>>>
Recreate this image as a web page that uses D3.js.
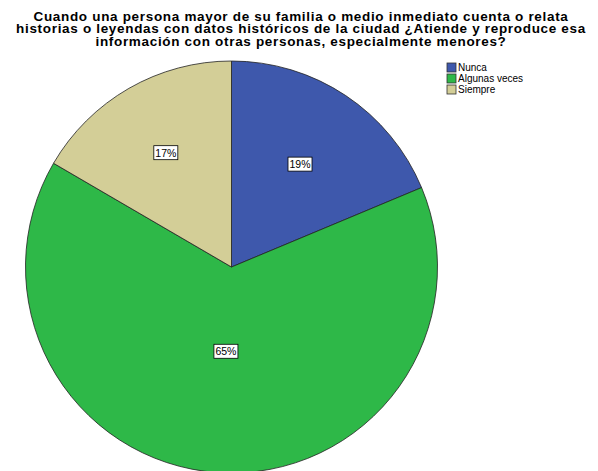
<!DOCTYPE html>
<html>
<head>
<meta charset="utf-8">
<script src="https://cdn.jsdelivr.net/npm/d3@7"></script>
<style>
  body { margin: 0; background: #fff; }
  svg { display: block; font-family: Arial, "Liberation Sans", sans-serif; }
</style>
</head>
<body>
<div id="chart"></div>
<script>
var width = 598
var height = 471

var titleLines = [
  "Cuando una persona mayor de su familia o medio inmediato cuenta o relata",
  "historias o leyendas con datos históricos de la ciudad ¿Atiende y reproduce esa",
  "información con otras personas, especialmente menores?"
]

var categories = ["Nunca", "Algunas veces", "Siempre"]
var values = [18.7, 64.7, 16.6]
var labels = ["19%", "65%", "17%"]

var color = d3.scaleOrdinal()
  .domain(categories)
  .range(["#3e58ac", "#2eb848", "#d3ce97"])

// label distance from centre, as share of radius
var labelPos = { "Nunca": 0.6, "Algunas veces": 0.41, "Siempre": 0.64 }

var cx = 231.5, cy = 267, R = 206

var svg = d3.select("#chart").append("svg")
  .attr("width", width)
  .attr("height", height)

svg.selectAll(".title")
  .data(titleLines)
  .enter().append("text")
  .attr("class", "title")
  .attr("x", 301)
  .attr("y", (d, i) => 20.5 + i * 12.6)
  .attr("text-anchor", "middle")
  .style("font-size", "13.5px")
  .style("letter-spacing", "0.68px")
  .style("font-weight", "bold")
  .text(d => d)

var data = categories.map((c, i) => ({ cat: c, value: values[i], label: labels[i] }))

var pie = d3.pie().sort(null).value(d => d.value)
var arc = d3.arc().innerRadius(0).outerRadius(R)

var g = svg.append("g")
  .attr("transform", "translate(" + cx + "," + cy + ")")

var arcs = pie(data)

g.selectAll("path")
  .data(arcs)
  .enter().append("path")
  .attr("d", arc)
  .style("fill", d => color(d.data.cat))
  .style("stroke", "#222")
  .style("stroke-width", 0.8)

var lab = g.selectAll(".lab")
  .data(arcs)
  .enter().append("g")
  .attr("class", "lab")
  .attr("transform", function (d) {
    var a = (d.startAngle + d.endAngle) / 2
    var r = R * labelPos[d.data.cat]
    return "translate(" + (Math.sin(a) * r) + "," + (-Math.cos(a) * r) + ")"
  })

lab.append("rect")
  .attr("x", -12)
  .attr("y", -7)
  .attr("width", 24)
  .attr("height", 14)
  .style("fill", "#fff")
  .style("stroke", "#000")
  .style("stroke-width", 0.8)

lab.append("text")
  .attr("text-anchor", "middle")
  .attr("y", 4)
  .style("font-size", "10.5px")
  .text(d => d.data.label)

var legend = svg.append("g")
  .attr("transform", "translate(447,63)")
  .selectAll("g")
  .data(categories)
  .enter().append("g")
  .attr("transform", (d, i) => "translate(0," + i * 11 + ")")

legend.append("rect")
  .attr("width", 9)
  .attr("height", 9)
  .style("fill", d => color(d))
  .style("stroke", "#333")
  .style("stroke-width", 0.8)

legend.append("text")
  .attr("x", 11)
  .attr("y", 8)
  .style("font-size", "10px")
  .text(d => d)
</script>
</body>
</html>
<<<
_Goal_
Leave the images out and output the remaining material exactly as it stands.

_Result below_
Recreate this image as a web page that uses D3.js.
<!DOCTYPE html>
<html>
<head>
<meta charset="utf-8">
<script src="https://cdn.jsdelivr.net/npm/d3@7"></script>
<style>
  body { margin: 0; background: #fff; }
  svg { display: block; font-family: Arial, "Liberation Sans", sans-serif; }
</style>
</head>
<body>
<div id="chart"></div>
<script>
var width = 598
var height = 471

var titleLines = [
  "Cuando una persona mayor de su familia o medio inmediato cuenta o relata",
  "historias o leyendas con datos históricos de la ciudad ¿Atiende y reproduce esa",
  "información con otras personas, especialmente menores?"
]

var categories = ["Nunca", "Algunas veces", "Siempre"]
var values = [18.7, 64.7, 16.6]
var labels = ["19%", "65%", "17%"]

var color = d3.scaleOrdinal()
  .domain(categories)
  .range(["#3e58ac", "#2eb848", "#d3ce97"])

// label distance from centre, as share of radius
var labelPos = { "Nunca": 0.6, "Algunas veces": 0.41, "Siempre": 0.64 }

var cx = 231.5, cy = 267, R = 206

var svg = d3.select("#chart").append("svg")
  .attr("width", width)
  .attr("height", height)

svg.selectAll(".title")
  .data(titleLines)
  .enter().append("text")
  .attr("class", "title")
  .attr("x", 301)
  .attr("y", (d, i) => 20.5 + i * 12.6)
  .attr("text-anchor", "middle")
  .style("font-size", "13.5px")
  .style("letter-spacing", "0.68px")
  .style("font-weight", "bold")
  .text(d => d)

var data = categories.map((c, i) => ({ cat: c, value: values[i], label: labels[i] }))

var pie = d3.pie().sort(null).value(d => d.value)
var arc = d3.arc().innerRadius(0).outerRadius(R)

var g = svg.append("g")
  .attr("transform", "translate(" + cx + "," + cy + ")")

var arcs = pie(data)

g.selectAll("path")
  .data(arcs)
  .enter().append("path")
  .attr("d", arc)
  .style("fill", d => color(d.data.cat))
  .style("stroke", "#222")
  .style("stroke-width", 0.8)

var lab = g.selectAll(".lab")
  .data(arcs)
  .enter().append("g")
  .attr("class", "lab")
  .attr("transform", function (d) {
    var a = (d.startAngle + d.endAngle) / 2
    var r = R * labelPos[d.data.cat]
    return "translate(" + (Math.sin(a) * r) + "," + (-Math.cos(a) * r) + ")"
  })

lab.append("rect")
  .attr("x", -12)
  .attr("y", -7)
  .attr("width", 24)
  .attr("height", 14)
  .style("fill", "#fff")
  .style("stroke", "#000")
  .style("stroke-width", 0.8)

lab.append("text")
  .attr("text-anchor", "middle")
  .attr("y", 4)
  .style("font-size", "10.5px")
  .text(d => d.data.label)

var legend = svg.append("g")
  .attr("transform", "translate(447,63)")
  .selectAll("g")
  .data(categories)
  .enter().append("g")
  .attr("transform", (d, i) => "translate(0," + i * 11 + ")")

legend.append("rect")
  .attr("width", 9)
  .attr("height", 9)
  .style("fill", d => color(d))
  .style("stroke", "#333")
  .style("stroke-width", 0.8)

legend.append("text")
  .attr("x", 11)
  .attr("y", 8)
  .style("font-size", "10px")
  .text(d => d)
</script>
</body>
</html>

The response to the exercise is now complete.